▶ What is expected: Everything from the first line of the data through the line with "const sampleStep = 0.25;" is to be echoed exactly, minus the pictures.

▶ Source data:
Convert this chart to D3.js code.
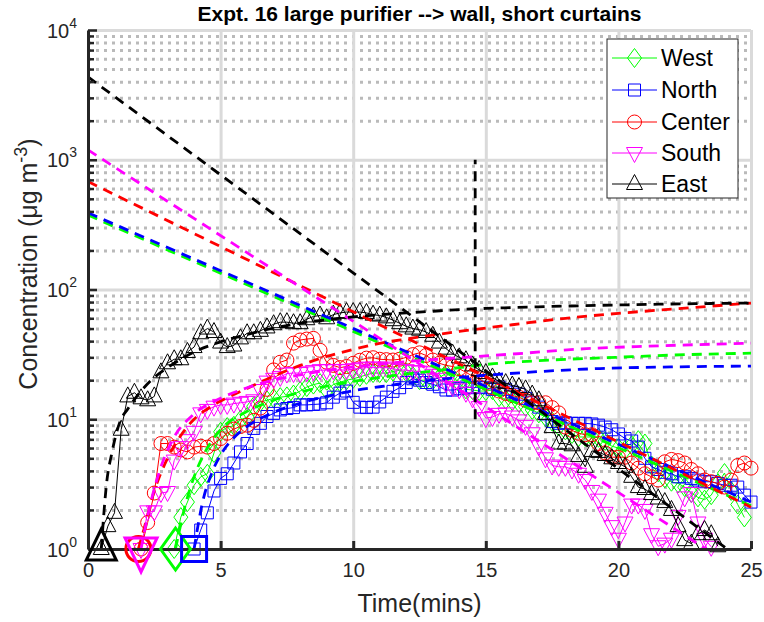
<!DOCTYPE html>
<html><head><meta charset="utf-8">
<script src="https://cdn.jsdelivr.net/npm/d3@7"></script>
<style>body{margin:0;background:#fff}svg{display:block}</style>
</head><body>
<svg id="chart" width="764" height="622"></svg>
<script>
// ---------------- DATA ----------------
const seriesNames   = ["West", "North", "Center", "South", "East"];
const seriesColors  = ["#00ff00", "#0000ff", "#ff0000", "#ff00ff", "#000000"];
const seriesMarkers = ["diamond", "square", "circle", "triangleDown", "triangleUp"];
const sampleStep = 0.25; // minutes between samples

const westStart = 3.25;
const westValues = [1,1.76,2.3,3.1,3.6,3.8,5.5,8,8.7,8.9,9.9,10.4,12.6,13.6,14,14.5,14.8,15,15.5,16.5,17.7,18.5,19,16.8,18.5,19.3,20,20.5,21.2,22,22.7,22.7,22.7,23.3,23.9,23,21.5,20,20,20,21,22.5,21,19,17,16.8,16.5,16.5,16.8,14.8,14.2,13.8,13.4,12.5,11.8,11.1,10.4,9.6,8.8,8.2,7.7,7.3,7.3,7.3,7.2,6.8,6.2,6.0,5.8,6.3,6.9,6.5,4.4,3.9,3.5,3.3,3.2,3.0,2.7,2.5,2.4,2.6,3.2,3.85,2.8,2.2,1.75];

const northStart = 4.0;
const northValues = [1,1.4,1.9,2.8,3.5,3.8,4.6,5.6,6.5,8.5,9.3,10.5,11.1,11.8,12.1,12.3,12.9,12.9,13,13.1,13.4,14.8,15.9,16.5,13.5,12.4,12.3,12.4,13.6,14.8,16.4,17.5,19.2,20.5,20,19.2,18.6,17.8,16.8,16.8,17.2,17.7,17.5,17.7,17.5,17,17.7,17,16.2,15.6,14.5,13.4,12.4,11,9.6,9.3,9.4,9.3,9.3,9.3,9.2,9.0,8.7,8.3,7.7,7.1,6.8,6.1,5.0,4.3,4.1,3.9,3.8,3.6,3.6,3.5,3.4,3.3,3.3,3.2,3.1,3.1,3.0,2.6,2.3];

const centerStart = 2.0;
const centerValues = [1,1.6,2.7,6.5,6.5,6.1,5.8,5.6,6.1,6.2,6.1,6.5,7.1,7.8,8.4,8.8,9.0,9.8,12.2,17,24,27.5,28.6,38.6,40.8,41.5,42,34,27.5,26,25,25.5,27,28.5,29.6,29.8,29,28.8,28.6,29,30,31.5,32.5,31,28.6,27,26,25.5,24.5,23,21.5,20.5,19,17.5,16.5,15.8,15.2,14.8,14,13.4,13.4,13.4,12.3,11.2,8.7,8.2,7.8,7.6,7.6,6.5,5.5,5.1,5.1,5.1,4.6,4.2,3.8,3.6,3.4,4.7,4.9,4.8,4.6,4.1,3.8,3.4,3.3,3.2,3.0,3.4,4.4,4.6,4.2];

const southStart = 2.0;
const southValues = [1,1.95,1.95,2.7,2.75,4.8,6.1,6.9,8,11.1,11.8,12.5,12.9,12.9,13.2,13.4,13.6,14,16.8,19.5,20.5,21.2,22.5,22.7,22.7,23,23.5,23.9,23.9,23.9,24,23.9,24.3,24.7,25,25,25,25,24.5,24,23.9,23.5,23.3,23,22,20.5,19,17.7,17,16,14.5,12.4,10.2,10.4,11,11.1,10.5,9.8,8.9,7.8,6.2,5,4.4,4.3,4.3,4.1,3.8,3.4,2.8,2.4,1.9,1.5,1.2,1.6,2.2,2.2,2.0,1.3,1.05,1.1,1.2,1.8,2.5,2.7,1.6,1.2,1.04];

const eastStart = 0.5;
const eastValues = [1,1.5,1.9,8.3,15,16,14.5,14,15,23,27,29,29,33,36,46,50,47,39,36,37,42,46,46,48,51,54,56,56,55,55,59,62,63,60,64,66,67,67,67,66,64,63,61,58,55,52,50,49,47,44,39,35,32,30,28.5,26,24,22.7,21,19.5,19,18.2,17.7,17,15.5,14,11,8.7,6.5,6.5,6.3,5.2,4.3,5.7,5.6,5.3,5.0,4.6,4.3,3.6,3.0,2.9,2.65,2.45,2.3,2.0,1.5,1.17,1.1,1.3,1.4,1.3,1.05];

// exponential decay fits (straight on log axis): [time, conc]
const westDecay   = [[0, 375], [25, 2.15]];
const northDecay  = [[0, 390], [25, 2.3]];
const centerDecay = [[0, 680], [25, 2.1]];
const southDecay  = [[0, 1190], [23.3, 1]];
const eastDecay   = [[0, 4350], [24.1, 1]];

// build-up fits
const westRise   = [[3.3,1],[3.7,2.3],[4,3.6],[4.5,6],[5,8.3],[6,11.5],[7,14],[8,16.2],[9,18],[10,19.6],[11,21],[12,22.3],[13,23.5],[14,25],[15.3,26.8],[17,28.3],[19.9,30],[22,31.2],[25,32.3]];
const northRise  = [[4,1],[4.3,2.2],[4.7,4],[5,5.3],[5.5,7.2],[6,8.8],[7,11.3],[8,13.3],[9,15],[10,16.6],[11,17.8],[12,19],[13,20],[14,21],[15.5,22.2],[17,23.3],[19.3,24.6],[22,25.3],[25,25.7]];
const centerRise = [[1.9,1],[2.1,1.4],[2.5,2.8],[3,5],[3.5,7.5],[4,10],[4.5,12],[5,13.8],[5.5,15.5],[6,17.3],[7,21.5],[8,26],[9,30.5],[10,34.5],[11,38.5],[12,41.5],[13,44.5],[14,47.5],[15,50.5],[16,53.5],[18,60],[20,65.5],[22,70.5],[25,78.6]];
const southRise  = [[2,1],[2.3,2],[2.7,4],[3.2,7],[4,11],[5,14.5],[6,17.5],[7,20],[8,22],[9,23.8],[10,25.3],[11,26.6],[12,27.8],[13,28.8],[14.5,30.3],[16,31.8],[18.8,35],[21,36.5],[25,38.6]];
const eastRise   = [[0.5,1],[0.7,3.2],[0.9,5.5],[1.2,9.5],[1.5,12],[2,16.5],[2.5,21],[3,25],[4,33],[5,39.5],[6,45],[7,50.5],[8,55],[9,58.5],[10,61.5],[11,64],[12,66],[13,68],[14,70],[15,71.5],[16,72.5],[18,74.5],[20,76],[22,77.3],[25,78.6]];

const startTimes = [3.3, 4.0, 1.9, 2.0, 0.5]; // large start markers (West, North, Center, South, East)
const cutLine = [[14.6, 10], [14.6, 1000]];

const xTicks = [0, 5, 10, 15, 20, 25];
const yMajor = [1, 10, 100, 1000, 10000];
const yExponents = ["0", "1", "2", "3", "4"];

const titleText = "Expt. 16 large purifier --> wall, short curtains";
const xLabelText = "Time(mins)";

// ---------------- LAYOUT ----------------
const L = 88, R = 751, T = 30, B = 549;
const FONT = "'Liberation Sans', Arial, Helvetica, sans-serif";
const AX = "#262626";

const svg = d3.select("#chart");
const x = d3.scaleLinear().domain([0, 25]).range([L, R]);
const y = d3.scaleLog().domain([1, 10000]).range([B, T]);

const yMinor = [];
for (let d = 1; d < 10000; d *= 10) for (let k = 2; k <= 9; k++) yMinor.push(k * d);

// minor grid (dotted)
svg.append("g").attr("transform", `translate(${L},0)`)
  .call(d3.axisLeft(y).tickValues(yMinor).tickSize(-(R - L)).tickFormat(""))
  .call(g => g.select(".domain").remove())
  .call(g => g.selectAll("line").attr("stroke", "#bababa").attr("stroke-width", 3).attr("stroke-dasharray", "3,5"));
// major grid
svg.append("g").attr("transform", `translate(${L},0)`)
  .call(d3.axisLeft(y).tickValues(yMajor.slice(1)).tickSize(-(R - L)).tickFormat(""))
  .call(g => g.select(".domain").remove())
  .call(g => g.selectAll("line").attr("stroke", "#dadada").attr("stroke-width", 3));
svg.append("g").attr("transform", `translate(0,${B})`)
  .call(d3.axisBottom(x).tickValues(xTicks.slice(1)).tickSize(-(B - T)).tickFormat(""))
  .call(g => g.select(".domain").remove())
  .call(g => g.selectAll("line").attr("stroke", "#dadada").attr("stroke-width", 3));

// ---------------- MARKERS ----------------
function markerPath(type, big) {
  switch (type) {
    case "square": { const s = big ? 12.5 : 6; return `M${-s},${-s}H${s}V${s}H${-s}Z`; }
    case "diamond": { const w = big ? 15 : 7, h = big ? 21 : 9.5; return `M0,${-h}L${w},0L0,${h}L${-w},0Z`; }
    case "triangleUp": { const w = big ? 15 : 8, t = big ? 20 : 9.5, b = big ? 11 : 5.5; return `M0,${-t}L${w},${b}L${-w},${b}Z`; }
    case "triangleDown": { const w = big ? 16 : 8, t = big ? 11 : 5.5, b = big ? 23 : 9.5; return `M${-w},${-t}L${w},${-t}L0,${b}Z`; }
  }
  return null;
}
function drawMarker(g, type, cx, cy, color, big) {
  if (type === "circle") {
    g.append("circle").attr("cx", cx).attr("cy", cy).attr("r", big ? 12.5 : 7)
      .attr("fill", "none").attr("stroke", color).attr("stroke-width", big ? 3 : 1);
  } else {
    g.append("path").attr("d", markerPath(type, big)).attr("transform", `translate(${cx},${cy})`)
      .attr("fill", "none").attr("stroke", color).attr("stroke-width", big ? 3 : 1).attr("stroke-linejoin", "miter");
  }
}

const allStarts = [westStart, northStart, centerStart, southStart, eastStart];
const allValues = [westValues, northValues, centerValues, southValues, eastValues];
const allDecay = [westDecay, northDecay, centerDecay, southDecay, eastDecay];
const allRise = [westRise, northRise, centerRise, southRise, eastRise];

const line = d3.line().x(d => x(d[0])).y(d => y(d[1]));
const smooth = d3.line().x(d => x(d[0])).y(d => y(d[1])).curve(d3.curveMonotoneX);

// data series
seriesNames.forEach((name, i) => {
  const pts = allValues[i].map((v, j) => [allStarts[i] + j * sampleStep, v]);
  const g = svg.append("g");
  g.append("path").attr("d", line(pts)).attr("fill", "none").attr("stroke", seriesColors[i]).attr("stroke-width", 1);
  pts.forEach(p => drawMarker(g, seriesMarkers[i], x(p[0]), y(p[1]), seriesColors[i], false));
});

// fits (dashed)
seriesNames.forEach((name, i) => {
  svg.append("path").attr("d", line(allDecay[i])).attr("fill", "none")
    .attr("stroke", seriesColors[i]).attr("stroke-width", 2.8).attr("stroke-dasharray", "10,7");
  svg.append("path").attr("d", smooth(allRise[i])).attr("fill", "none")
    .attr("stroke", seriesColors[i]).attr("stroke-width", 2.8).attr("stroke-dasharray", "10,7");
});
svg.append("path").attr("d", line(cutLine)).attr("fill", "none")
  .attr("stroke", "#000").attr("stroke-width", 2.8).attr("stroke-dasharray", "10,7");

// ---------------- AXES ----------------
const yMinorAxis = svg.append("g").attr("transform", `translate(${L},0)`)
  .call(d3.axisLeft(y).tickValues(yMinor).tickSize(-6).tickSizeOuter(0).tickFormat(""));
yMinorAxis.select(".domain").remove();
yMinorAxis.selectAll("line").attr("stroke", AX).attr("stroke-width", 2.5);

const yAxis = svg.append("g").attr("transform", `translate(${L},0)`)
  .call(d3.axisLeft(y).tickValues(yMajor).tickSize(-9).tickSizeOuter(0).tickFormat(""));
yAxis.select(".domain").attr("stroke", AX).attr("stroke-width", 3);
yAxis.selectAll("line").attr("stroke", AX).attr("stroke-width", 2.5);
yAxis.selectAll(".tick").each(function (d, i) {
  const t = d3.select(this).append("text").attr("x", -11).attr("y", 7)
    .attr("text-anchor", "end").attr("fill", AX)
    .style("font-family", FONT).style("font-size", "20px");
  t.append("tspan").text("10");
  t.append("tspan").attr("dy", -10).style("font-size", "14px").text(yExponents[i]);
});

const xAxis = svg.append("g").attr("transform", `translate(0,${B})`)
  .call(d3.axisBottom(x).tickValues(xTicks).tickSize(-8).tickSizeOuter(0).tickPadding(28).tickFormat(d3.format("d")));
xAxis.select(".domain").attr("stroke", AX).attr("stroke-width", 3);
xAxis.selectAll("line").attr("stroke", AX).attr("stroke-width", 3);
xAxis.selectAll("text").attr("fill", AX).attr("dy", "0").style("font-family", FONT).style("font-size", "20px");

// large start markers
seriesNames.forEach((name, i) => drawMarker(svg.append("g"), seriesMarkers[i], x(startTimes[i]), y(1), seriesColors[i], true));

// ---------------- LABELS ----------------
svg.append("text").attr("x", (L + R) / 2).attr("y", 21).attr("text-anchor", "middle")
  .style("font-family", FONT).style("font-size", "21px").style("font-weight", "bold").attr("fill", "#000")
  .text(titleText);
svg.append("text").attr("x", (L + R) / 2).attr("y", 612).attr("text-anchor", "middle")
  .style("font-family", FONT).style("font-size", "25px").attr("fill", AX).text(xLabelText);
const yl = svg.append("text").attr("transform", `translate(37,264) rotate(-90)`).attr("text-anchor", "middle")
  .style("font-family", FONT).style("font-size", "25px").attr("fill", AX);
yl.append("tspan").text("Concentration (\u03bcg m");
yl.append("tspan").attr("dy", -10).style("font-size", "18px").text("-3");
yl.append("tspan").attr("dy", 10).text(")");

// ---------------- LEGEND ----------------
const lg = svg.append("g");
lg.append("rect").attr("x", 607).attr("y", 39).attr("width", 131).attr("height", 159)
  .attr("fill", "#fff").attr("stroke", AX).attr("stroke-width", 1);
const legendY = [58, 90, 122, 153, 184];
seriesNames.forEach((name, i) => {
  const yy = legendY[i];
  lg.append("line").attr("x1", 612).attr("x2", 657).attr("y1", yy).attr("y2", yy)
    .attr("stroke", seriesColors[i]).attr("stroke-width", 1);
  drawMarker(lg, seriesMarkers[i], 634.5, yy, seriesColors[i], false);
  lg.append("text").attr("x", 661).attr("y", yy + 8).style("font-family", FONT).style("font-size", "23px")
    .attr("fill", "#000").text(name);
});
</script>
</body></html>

▶ Answer:
Convert this chart to D3.js code.
<!DOCTYPE html>
<html><head><meta charset="utf-8">
<script src="https://cdn.jsdelivr.net/npm/d3@7"></script>
<style>body{margin:0;background:#fff}svg{display:block}</style>
</head><body>
<svg id="chart" width="764" height="622"></svg>
<script>
// ---------------- DATA ----------------
const seriesNames   = ["West", "North", "Center", "South", "East"];
const seriesColors  = ["#00ff00", "#0000ff", "#ff0000", "#ff00ff", "#000000"];
const seriesMarkers = ["diamond", "square", "circle", "triangleDown", "triangleUp"];
const sampleStep = 0.25; // minutes between samples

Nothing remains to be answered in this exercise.